Linkner is part of the Competitive Workforce Coalition, which on Friday launched the Freedom Michigan initiative.
“If you believe in the basic value that discrimination is wrong, this bill doesn’t just fall short of fully protecting all Michiganders, it sets our state back,” said Kary Moss, executive director of the ACLU of Michigan and co-chair of the Michigan Competitive Workforce Coalition. “This shameful bill ignores the 80 percent of transgender people who report experiencing widespread discrimination in the workplace. We are unwavering in our commitment to passing legislation that specifically protects transgender people and we call on lawmakers to do the right thing.”
“By deciding to leave gender identity and gender expression out of the bill, the sponsors of this bill have handed those who wish to discriminate against lesbisn, gay, bisexual and transgender people a huge gift. Either intentionally or naively, this bill accomplishes none of its stated goals. We have no intention of leaving the transgender community behind. We also are faced with the reality today’s glaring omission impacts the entire community. As LGBTQ victim and legal advocates can tell you, many lesbian, gay and bisexual people are also fired because of their gender expression; any bill which is not fully-inclusive is inadequate,” said Emily Dievendorf, executive director of Equality Michigan.
Bolger tried to pre-empt opposition to the exclusion of gender identity and expression from the legislation during his press event.
“Do they want a resolution or an ongoing fight?” Bolger asked of groups opposed to the current bill.
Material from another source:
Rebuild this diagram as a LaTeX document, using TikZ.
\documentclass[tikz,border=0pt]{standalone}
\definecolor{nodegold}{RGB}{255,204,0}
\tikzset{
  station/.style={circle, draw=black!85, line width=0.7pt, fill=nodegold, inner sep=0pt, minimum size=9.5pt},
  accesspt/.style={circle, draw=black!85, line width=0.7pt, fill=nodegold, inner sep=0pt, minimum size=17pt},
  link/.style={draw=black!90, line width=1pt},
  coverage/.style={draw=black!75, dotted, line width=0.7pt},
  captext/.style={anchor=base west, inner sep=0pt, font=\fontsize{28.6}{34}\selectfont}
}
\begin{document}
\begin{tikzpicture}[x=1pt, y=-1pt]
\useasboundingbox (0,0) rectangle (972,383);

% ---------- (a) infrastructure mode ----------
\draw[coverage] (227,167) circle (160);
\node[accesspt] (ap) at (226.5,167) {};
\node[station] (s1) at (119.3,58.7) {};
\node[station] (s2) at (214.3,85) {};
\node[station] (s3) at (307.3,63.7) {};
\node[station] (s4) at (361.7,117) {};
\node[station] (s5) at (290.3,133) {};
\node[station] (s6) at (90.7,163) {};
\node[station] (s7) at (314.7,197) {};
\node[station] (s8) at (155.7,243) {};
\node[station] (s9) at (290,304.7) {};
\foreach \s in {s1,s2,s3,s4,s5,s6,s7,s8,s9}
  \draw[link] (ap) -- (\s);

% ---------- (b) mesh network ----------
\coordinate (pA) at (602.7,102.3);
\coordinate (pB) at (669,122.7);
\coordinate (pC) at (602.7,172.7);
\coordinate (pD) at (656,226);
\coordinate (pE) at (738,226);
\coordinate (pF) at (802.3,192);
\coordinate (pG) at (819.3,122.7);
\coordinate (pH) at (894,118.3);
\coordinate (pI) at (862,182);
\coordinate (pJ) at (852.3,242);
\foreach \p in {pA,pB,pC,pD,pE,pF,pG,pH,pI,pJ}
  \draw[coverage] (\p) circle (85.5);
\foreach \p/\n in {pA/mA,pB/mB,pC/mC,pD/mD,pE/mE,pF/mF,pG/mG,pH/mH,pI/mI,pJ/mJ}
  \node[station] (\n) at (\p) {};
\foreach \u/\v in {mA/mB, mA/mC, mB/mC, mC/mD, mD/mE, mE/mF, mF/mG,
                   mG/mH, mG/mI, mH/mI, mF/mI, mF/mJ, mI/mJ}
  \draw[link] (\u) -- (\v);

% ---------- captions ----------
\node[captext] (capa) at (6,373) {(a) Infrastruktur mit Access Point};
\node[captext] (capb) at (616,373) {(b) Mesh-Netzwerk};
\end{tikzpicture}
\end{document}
He implied groups might oppose the legislation because passage of protections in civil rights laws would cause the groups to “cease to exist.”
“Speaker Bolger’s claim that we are only continuing this fight for our own gain is correct,” said Dievendorf. “We seek to gain our equality and we don’t feel it should arrive for some now and some later when the whole can be protected from unnecessary vulnerability today.”